## Dumb Fibonacci assembly-language microbenchmark.

        ## I like to use the stupid Fibonacci function,
        ## fib(n) = 1 if n <= 2 else fib(n-1) + fib(n-2), as
        ## a microbenchmark to get a rough gauge of how much
        ## performance I’m sacrificing to different language
        ## implementations.  However, nowadays GCC is too
        ## smart to get a useful baseline if you write it in
        ## C; with optimization on, you’re really just
        ## testing how deeply it decides to unroll the
        ## recursive loop, and with optimization off, you're
        ## just testing how wasteful its non-optimized code
        ## generator is.

        ## So here’s a version of it in assembly, which
        ## prints `fib(40) = 102334155` in 683–686
        ## milliseconds on this Celeron N4120, having made
        ## 102,334,155 leaf calls.  Dividing, we get 6.7
        ## nanoseconds per leaf call.

        ## Arguably the kind of single-threaded scalar
        ## integer performance this measures is increasingly
        ## irrelevant, since if you really care about
        ## performance you’ll be using SIMD, multithreading,
        ## the GPU, and in most cases floating-point.  But
        ## it’s still kind of the paradigm for a lot of
        ## scripting languages.

        ## See also:
        ## - fib.c: C (GCC has gotten so good that the performance
        ##   of this version is no longer meaningful)
        ## - dumbfib.ml: OCaml (6× slower in ocamlc, 1.06× in ocamlopt)
        ## - fib.go: Golang (1.21× slower)
        ## - dumbfib.lua: Lua (21× slower in PUC Lua, 1.25× in LuaJIT)
        ## - dumbfib.scm: Scheme (6× slower in Guile, 1.75× in Chez)
        ## - dumbfib.py: Python (40× slower in CPython, 1.7× in PyPy)
        ## - dumbfib.fs: Forth (6× slower in Gforth, 3× in Bigforth)
        ## - dumbfib.js: JS (3.2× slower in Node)
        ## - dumbfib.lisp: Common Lisp (5.5× slower in SBCL)
        ## - dumbfib.plx: Perl (70× slower)
        ## - dumbfib.tcl: Tcl (1030× slower)
        ## - dumbfib.sh: bash (8400× slower)

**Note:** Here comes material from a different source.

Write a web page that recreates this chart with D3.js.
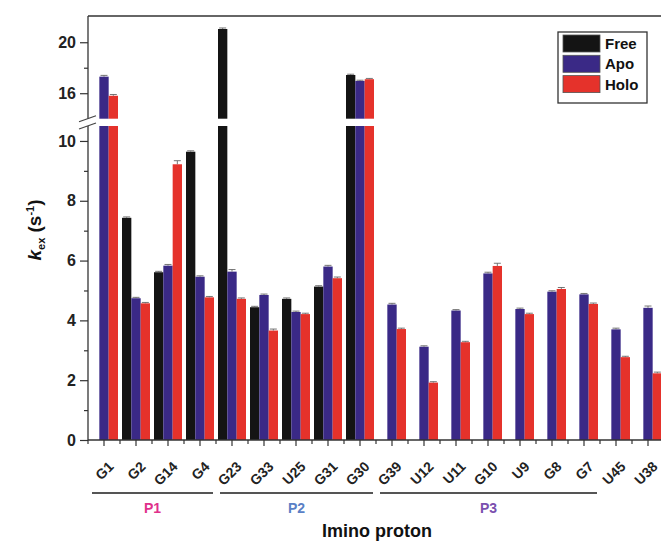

        .intel_syntax noprefix
        .globl main
main:   push rbp
        mov ebp, 40
        mov rdi, rbp
        call fib
        ## I always forget this, but “The standard efficient
        ## way to put a static address into a register is a
        ## RIP-relative LEA.”  movabsq would also work but is
        ## reputedly less efficient (certainly less dense).
        ## <https://stackoverflow.com/questions/57212012/how-to-load-address-of-function-or-label-into-register>
        ## If you just try the obvious `mov rdi,
        ## format_string` you get `relocation R_X86_64_32S
        ## against `.rodata' can not be used when making a
        ## PIE object; recompile with -fPIE`, which is an
        ## error message that suggests an incorrect solution.
        ## Linking with `-no-pie` is the other option:
        ## <https://stackoverflow.com/questions/43367427/32-bit-absolute-addresses-no-longer-allowed-in-x86-64-linux>
        lea rdi, [rip+format_string]
        .pushsection .rodata
format_string:
        .asciz "fib(%d) = %d\n"
        .popsection
        mov rsi, rbp
        mov rdx, rax
        call printf
        xor eax, eax
        pop rbp
        ret

        ## If this is misaligned by 11 bytes (say by
        ## inserting 11 nops), the program takes 13% longer.
        ## I was trying to figure out how on Earth changing
        ## my instruction encodings in main above was having
        ## such an effect...
        .align 16
fib:    cmp rdi, 2
        jg 1f
        mov eax, 1
        ret
1:      push rbp
        dec rdi
        mov rbp, rdi
        call fib
        ## Here’s a thing I hadn’t appreciated about the
        ## amd64 ABI's good choice to have the first argument
        ## register live at the same time as the return value
        ## register save you a register inside the callee
        ## many times, it also sometimes saves you a register
        ## inside the caller.  Like, almost, in this case.
        ## We have our saved argument (minus one) in rbp, and
        ## the return value from our first recursive call in
        ## rax, and we want to swap them.  On amd64 we could
        ## use xchg, but RISC architectures generally don’t
        ## have xchg or actually any two-output instructions.
        ## But even on a RISC architecture we can do this:
        mov rdi, rbp
        mov rbp, rax
        dec rdi
        call fib
        ## Unfortunately, all the RISC ABIs I know of put the
        ## return value in the first argument register, which
        ## is the worst possible place for it in that sense.
        add rax, rbp
        pop rbp
        ret

        ## On -O2, GCC 9.4.0 generated the following code for
        ## me from fib.c (which, note, uses a different
        ## definition for the Fibonacci index!), transforming
        ## the second recursive call into a loop by taking
        ## advantage of the commutativity and associativity
        ## of integer addition.  It runs *significantly*
        ## faster by virtue of doing half as many calls and
        ## returns.  But that’s what we’re trying to
        ## benchmark!  And sometimes I’ve seen GCC do much
        ## more aggressive optimization than that.
        .align 16
fancyfib:
        endbr64
        cmp edi, 1              # (above function uses 2 instead)
        jle 1f                  # Base case for recursion, return 1
        push rbp                # Allocate accumulator register.
        xor ebp, ebp            # Zero accumulator.
        push rbx                # Allocate space to preserve argument.
        mov ebx, edi            # Save argument.
        sub rsp, 8              # Useless stack frame allocation.
2:      lea edi, [rbx - 1]      # Decrement and move in one instruction.
        sub ebx, 2              # Compute argument for second “recursion”.
        call fancyfib           # Get fib(n-1).
        add ebp, eax            # Add it to the accumulator.
        cmp ebx, 1              # Check for loop termination.
        jg 2b                   # Loop instead of recursing.
        add rsp, 8              # Deallocate useless stack frame.
        lea eax, [rbp + 1]      # Add final +1 base case to return value.
        pop rbx
        pop rbp
        ret
        .align 16
1:      mov eax, 1              # Base case.
        ret